Syrian safe zone negotiations are masterful play by Erdoğan - U.S. scholar

In recent months, Turkish President Recep Tayyip Erdoğan has made numerous threats to attack the Syrian Kurdish forces across Turkey’s southern border. Yet the Turkish president well knows that an attack would not serve his interests, and has likely used bellicose rhetoric to play Washington, Middle East scholar Steven A. Cook said in an article for Foreign Policy magazine.

The Turkish president has threatened to attack the Syrian Kurdish autonomous regions eight times since January, channelling the widely held outrage in Turkey at the presence of forces on its southern border that are closely linked to the Kurdistan Workers’ Party (PKK), an outlawed group that has fought Turkish security forces for Kurdish self-rule since the 1980s.

The PKK is designated as a terrorist organisation by Ankara and Washington. Yet the United States has armed and deployed alongside the Peoples’ Protection Units (YPG), a PKK affiliate that has played a crucial role in the U.S.-backed international coalition against the Islamic State.

Despite the Turkish president’s history of making good on his threats in two previous operations against the YPG since 2016, Erdoğan is not likely to attack the Syrian Kurds in the areas east of the Euphrates river, since this would leave Turkey open to costly asymmetric retaliation from Kurdish forces, Cook said.

Rather, the U.S presence alongside the YPG in northern Syria has allowed the Turkish strongman to boost his profile domestically by jousting with Washington, while also drawing the U.S. side into an agreement that works in Turkey’s favour, said the Council on Foreign Relations scholar.

The negotiations over Syria have at the same time drawn the discussion away from Washington’s plans to impose sanctions on Ankara for its purchase of Russian S-400 missile defence systems, he said.

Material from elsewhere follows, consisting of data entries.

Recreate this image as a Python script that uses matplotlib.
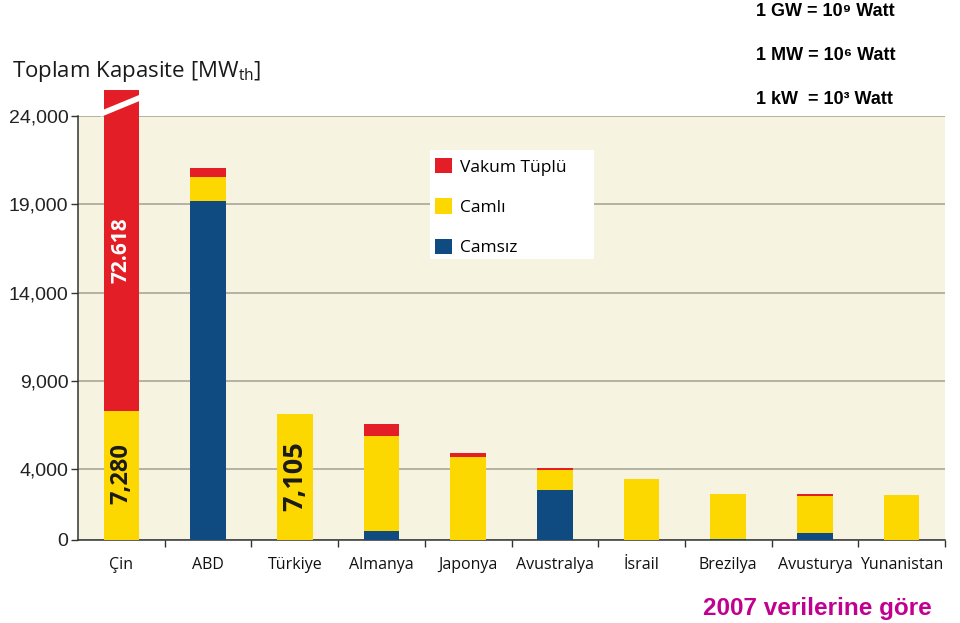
import matplotlib
matplotlib.use("Agg")
import matplotlib.pyplot as plt
from matplotlib.patches import Patch, Polygon, Rectangle
import numpy as np

# ---- data ----
categories = ['Çin', 'ABD', 'Türkiye', 'Almanya', 'Japonya', 'Avustralya',
              'İsrail', 'Brezilya', 'Avusturya', 'Yunanistan']
camsiz = [0, 19200, 0, 510, 0, 2830, 0, 50, 415, 0]
camli = [7280, 1360, 7105, 5380, 4720, 1130, 3450, 2540, 2075, 2550]
vakum = [72618, 480, 0, 670, 180, 110, 0, 0, 100, 0]
yticks = [0, 4000, 9000, 14000, 19000, 24000]
ytick_labels = ['0', '4,000', '9,000', '14,000', '19,000', '24,000']
label_cin_vakum = '72.618'
label_cin_camli = '7,280'
label_tr_camli = '7,105'

# ---- style ----
RED = '#e31e26'
YEL = '#fdd800'
BLUE = '#0f4a80'
BG = '#f6f3e1'
GRID = '#aaa79a'
DISPLAY_CAP = 25500  # truncated display height for the broken Çin bar

plt.rcParams['mathtext.fontset'] = 'custom'
plt.rcParams['mathtext.rm'] = 'Open Sans'
plt.rcParams['mathtext.it'] = 'Open Sans'

fig = plt.figure(figsize=(9.6, 6.23), dpi=100)
W, H = 960, 623
ax = fig.add_axes([78 / W, 1 - 540 / H, (945 - 78) / W, (540 - 116) / H])
ax.set_facecolor(BG)

x = np.arange(len(categories))
bw = 0.41
camsiz_a = np.array(camsiz, float)
camli_a = np.array(camli, float)
vakum_a = np.array(vakum, float)
vak_disp = np.minimum(camsiz_a + camli_a + vakum_a, DISPLAY_CAP) - camsiz_a - camli_a

ax.bar(x, camsiz_a, bw, color=BLUE, zorder=3, linewidth=0)
ax.bar(x, camli_a, bw, bottom=camsiz_a, color=YEL, zorder=3, linewidth=0)
ax.bar(x, vak_disp, bw, bottom=camsiz_a + camli_a, color=RED, zorder=3,
       linewidth=0, clip_on=False)

# break mark on the Çin bar
x0 = x[0] - bw / 2 - 0.03
x1 = x[0] + bw / 2 + 0.03
brk = Polygon([[x0, 23950], [x1, 24900], [x1, 25250], [x0, 24300]],
              closed=True, facecolor='white', edgecolor='none', zorder=4, clip_on=False)
ax.add_patch(brk)

# value labels
ax.text(x[0], 16400, label_cin_vakum, rotation=90, ha='center', va='center',
        color='white', fontsize=15, fontweight='bold', family='Open Sans', zorder=5)
ax.text(x[0], 3750, label_cin_camli, rotation=90, ha='center', va='center',
        color='#1a1a1a', fontsize=17, fontweight='bold', family='Open Sans', zorder=5)
ax.text(x[2], 3600, label_tr_camli, rotation=90, ha='center', va='center',
        color='#1a1a1a', fontsize=19.5, fontweight='bold', family='Open Sans', zorder=5)

ax.set_xlim(-0.5, len(categories) - 0.5)
ax.set_ylim(0, 24000)
ax.set_yticks(yticks)
ax.set_yticklabels(ytick_labels, family='Liberation Sans', fontsize=14, color='#222222')
ax.yaxis.grid(True, color=GRID, linewidth=1.2, zorder=1)
ax.set_axisbelow(True)
ax.tick_params(axis='y', length=5, width=1, color='#333333', pad=2)

ax.set_xticks(x)
ax.set_xticklabels(categories, family='Open Sans', fontsize=11.5, color='#111111')
ax.tick_params(axis='x', which='major', length=0, pad=12)
ax.set_xticks(np.arange(len(categories)) + 0.5, minor=True)
ax.tick_params(axis='x', which='minor', length=5, width=1, color='#333333')

for s in ['top', 'right']:
    ax.spines[s].set_visible(False)
for s in ['left', 'bottom']:
    ax.spines[s].set_color('#333333')
    ax.spines[s].set_linewidth(1.1)

# legend box
box = Rectangle((430 / W, 1 - 259 / H), 164 / W, 109 / H, transform=fig.transFigure,
                facecolor='white', edgecolor='none', zorder=5, clip_on=False)
ax.add_patch(box)
handles = [Patch(facecolor=RED, edgecolor='none'),
           Patch(facecolor=YEL, edgecolor='none'),
           Patch(facecolor=BLUE, edgecolor='none')]
leg = ax.legend(handles, ['Vakum Tüplü', 'Camlı', 'Camsız'],
                loc='upper left', bbox_to_anchor=(428 / W, 1 - 151 / H),
                bbox_transform=fig.transFigure, frameon=False,
                prop={'family': 'Open Sans', 'size': 12.5}, handlelength=1.0,
                handleheight=1.0, handletextpad=0.45, labelspacing=1.3,
                borderpad=0.4, borderaxespad=0)
leg.set_zorder(7)

# title
fig.text(12 / W, 1 - 72 / H, r'Toplam Kapasite [MW$_{\mathrm{th}}$]', family='Open Sans',
         fontsize=16, color='#1a1a1a', va='center', ha='left')

# unit notes
unit_kw = dict(family=['Liberation Sans', 'DejaVu Sans'], fontsize=13,
               fontweight='bold', color='black', ha='left', va='center')
fig.text(756 / W, 1 - 11 / H, '1 GW = 10⁹ Watt', **unit_kw)
fig.text(756 / W, 1 - 55 / H, '1 MW = 10⁶ Watt', **unit_kw)
fig.text(756 / W, 1 - 99 / H, '1 kW  = 10³ Watt', **unit_kw)

fig.text(703 / W, 1 - 608 / H, '2007 verilerine göre', family='Liberation Sans',
         fontsize=17.5, fontweight='bold', color='#c0008f', ha='left', va='center')

fig.savefig('out.png', dpi=100, facecolor='white')
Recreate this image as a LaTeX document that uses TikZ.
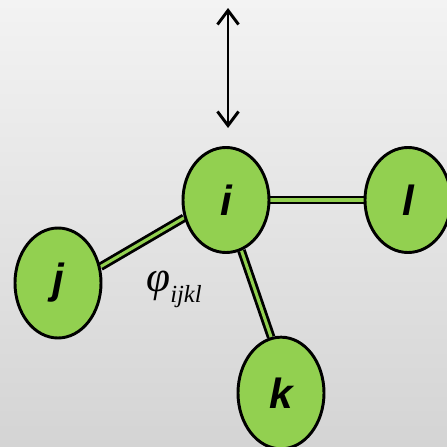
\documentclass[tikz,border=0pt]{standalone}
\usepackage{fontspec}
\newfontfamily\lblfont{Liberation Sans}
\newfontfamily\notefont{Liberation Serif}
\usetikzlibrary{arrows.meta, shapes.geometric, backgrounds}
\definecolor{cgreen}{HTML}{92D050}
\definecolor{cbgtop}{HTML}{F3F3F3}
\definecolor{cbgbot}{HTML}{D4D4D4}
\tikzset{
  atom/.style={ellipse, draw=black, line width=2.5pt, fill=cgreen, minimum width=2.58cm, minimum height=3.15cm,
    inner sep=0pt, font=\lblfont\bfseries\itshape\fontsize{36}{38}\selectfont},
  bond/.style={draw=black, line width=2.4pt, double=cgreen, double distance=2.6pt},
  arrow/.style={{Straight Barb[length=12pt, width=18pt]}-{Straight Barb[length=12pt, width=18pt]}, line width=2.5pt},
  note/.style={font=\notefont\itshape\fontsize{37}{38}\selectfont},
}

\begin{document}
\begin{tikzpicture}[x=0.03cm, y=-0.03cm]
  \clip (0,0) rectangle (447,447);
  \begin{scope}[on background layer]
    \shade[top color=cbgtop, bottom color=cbgbot] (0,0) rectangle (447,447);
  \end{scope}
  \node[atom] (i) at (226,200) {i};
  \node[atom] (l) at (408,200) {l};
  \node[atom, minimum height=3.3cm] (j) at (58,283) {j};
  \node[atom, minimum height=3.35cm] (k) at (281,393) {k};
  % bonds go under the atoms
  \begin{scope}[on background layer]
    \draw[bond] (i.0) -- (l.180);
    \draw[bond] (i.203) -- (j.21);
    \draw[bond] (i.287) -- (k.100);
  \end{scope}
  \coordinate (up) at (228,8);
  \coordinate (down) at (228,128);
  \draw[arrow] (up) -- (down);
  \node[note] (phi) at (174,289) {φ\raisebox{-0.25em}{\fontsize{21}{22}\selectfont ijkl}};
\end{tikzpicture}
\end{document}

The talks spurred by Erdoğan’s threats resulted last week in a preliminary “safe zone” agreement that saw the two sides agreeing to create a joint operations centre in Turkey to further plans to create a YPG-free buffer zone on Syria’s border with Turkey.

“The likely effect of this agreement will be to draw the United States further into Syria and in the process render Washington responsible for Turkey’s security. These are commitments that the Turks have been seeking for some time”, Cook said.

“It was an extraordinary achievement for Erdogan. The Turkish leader likely doesn’t play poker, but he probably should”, he said.